» **Given request**: Copy exactly the lines that run from the top of the listing to the line containing "24, bottom: 561", both ends included, and omit the pictures.

▬▬▬▬▬▬

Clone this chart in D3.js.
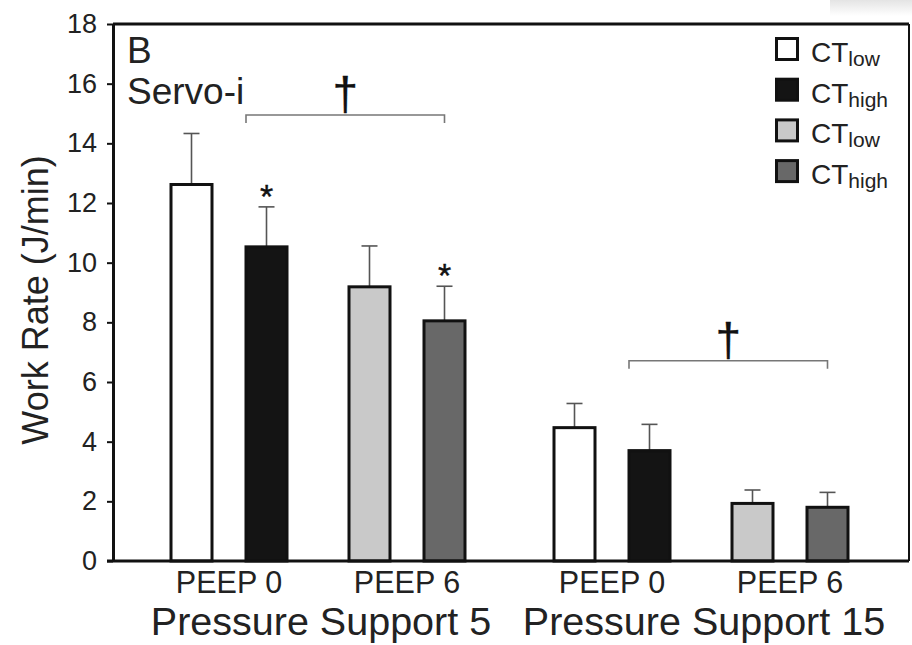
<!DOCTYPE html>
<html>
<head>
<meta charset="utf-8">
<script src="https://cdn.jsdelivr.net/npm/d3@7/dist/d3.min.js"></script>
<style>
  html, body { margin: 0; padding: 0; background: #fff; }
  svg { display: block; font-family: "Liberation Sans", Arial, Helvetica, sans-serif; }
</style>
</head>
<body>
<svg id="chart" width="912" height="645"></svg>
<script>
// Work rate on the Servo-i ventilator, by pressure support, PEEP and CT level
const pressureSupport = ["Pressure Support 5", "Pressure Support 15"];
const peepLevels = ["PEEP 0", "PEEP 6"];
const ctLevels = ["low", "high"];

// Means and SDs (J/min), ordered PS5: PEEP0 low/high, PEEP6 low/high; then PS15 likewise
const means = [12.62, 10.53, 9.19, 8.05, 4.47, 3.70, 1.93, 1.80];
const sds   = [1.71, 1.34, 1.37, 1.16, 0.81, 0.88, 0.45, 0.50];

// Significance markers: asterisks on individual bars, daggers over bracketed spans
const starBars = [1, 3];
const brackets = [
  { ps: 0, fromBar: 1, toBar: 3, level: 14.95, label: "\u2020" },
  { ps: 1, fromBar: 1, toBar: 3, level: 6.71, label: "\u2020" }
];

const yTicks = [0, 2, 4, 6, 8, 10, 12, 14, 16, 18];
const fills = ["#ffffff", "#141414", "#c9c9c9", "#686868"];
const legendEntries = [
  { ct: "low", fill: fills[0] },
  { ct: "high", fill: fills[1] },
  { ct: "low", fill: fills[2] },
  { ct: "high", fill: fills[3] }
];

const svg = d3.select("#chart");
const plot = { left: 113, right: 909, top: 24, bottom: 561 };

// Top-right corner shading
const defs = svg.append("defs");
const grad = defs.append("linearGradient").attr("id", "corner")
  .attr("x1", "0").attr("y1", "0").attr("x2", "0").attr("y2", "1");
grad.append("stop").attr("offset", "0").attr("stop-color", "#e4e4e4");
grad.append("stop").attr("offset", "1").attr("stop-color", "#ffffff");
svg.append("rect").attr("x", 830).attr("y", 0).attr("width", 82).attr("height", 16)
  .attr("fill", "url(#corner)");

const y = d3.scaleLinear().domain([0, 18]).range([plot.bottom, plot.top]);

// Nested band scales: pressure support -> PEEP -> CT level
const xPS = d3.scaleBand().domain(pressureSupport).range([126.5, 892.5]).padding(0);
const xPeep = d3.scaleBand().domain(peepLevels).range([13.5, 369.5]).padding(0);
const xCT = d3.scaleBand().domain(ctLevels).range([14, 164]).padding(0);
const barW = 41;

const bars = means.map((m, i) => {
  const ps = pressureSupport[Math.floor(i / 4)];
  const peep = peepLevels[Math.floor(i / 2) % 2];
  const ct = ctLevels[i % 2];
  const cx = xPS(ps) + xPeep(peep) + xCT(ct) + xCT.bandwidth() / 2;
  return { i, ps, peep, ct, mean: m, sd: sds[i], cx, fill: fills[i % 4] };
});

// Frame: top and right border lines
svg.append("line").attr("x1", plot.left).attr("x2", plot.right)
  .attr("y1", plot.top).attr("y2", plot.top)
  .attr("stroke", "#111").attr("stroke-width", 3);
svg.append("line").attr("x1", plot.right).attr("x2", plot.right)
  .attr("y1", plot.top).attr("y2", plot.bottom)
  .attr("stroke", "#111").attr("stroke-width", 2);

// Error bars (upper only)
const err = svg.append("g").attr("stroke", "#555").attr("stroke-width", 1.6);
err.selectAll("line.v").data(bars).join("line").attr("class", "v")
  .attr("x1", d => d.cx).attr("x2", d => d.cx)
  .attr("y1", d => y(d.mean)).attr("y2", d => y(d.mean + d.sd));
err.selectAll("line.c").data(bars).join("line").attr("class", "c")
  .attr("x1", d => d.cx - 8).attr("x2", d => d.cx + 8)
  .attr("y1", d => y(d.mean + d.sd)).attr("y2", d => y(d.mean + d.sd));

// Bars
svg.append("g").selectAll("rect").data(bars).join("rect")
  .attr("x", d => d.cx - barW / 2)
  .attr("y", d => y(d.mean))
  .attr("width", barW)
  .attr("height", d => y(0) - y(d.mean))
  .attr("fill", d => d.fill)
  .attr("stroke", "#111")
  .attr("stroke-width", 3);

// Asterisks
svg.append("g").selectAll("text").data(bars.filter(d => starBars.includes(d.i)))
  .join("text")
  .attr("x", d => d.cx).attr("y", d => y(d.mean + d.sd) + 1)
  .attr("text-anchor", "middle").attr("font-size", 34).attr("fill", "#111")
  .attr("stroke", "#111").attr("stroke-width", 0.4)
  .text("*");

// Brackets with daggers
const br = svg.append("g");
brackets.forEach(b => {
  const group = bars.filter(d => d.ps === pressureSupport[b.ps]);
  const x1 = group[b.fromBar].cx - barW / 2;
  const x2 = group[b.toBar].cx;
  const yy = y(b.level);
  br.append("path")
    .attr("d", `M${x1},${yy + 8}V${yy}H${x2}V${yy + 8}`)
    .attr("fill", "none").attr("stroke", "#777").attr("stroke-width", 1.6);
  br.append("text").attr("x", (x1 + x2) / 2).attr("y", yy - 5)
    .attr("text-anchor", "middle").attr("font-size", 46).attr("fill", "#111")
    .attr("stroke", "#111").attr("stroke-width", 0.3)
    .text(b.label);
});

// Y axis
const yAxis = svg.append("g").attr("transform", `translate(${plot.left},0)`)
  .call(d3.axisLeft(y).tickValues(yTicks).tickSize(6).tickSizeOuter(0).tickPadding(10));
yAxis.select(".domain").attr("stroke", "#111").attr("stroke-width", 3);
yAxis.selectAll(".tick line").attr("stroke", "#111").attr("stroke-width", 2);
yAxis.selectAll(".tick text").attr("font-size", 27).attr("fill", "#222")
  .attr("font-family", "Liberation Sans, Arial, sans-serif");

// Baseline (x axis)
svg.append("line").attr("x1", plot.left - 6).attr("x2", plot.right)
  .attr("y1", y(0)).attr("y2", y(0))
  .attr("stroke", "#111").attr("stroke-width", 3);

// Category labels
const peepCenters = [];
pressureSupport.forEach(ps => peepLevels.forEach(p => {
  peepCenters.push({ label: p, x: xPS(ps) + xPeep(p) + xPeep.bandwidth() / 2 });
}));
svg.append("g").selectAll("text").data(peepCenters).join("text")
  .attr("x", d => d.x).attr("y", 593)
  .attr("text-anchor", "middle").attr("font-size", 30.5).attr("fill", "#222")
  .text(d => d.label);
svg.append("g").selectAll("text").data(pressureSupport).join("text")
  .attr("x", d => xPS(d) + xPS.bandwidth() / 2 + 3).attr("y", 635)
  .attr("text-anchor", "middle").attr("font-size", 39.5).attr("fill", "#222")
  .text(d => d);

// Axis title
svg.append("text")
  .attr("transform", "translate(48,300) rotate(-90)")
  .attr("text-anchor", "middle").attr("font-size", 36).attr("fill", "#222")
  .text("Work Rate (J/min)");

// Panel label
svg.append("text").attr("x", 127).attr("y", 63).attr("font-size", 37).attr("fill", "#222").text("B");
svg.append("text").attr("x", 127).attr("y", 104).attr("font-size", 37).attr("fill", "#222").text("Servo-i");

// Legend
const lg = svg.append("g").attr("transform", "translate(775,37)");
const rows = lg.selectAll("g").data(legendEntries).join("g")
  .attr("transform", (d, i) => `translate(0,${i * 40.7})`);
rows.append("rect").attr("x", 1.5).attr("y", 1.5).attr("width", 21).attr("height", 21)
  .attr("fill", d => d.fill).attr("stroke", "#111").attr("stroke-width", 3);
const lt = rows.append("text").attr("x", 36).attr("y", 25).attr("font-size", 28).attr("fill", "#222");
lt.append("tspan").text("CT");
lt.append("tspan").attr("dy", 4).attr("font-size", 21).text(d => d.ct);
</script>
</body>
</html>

▬▬▬▬▬▬

» **Reply to the exercise**:
Clone this chart in D3.js.
<!DOCTYPE html>
<html>
<head>
<meta charset="utf-8">
<script src="https://cdn.jsdelivr.net/npm/d3@7/dist/d3.min.js"></script>
<style>
  html, body { margin: 0; padding: 0; background: #fff; }
  svg { display: block; font-family: "Liberation Sans", Arial, Helvetica, sans-serif; }
</style>
</head>
<body>
<svg id="chart" width="912" height="645"></svg>
<script>
// Work rate on the Servo-i ventilator, by pressure support, PEEP and CT level
const pressureSupport = ["Pressure Support 5", "Pressure Support 15"];
const peepLevels = ["PEEP 0", "PEEP 6"];
const ctLevels = ["low", "high"];

// Means and SDs (J/min), ordered PS5: PEEP0 low/high, PEEP6 low/high; then PS15 likewise
const means = [12.62, 10.53, 9.19, 8.05, 4.47, 3.70, 1.93, 1.80];
const sds   = [1.71, 1.34, 1.37, 1.16, 0.81, 0.88, 0.45, 0.50];

// Significance markers: asterisks on individual bars, daggers over bracketed spans
const starBars = [1, 3];
const brackets = [
  { ps: 0, fromBar: 1, toBar: 3, level: 14.95, label: "\u2020" },
  { ps: 1, fromBar: 1, toBar: 3, level: 6.71, label: "\u2020" }
];

const yTicks = [0, 2, 4, 6, 8, 10, 12, 14, 16, 18];
const fills = ["#ffffff", "#141414", "#c9c9c9", "#686868"];
const legendEntries = [
  { ct: "low", fill: fills[0] },
  { ct: "high", fill: fills[1] },
  { ct: "low", fill: fills[2] },
  { ct: "high", fill: fills[3] }
];

const svg = d3.select("#chart");
const plot = { left: 113, right: 909, top: 24, bottom: 561 };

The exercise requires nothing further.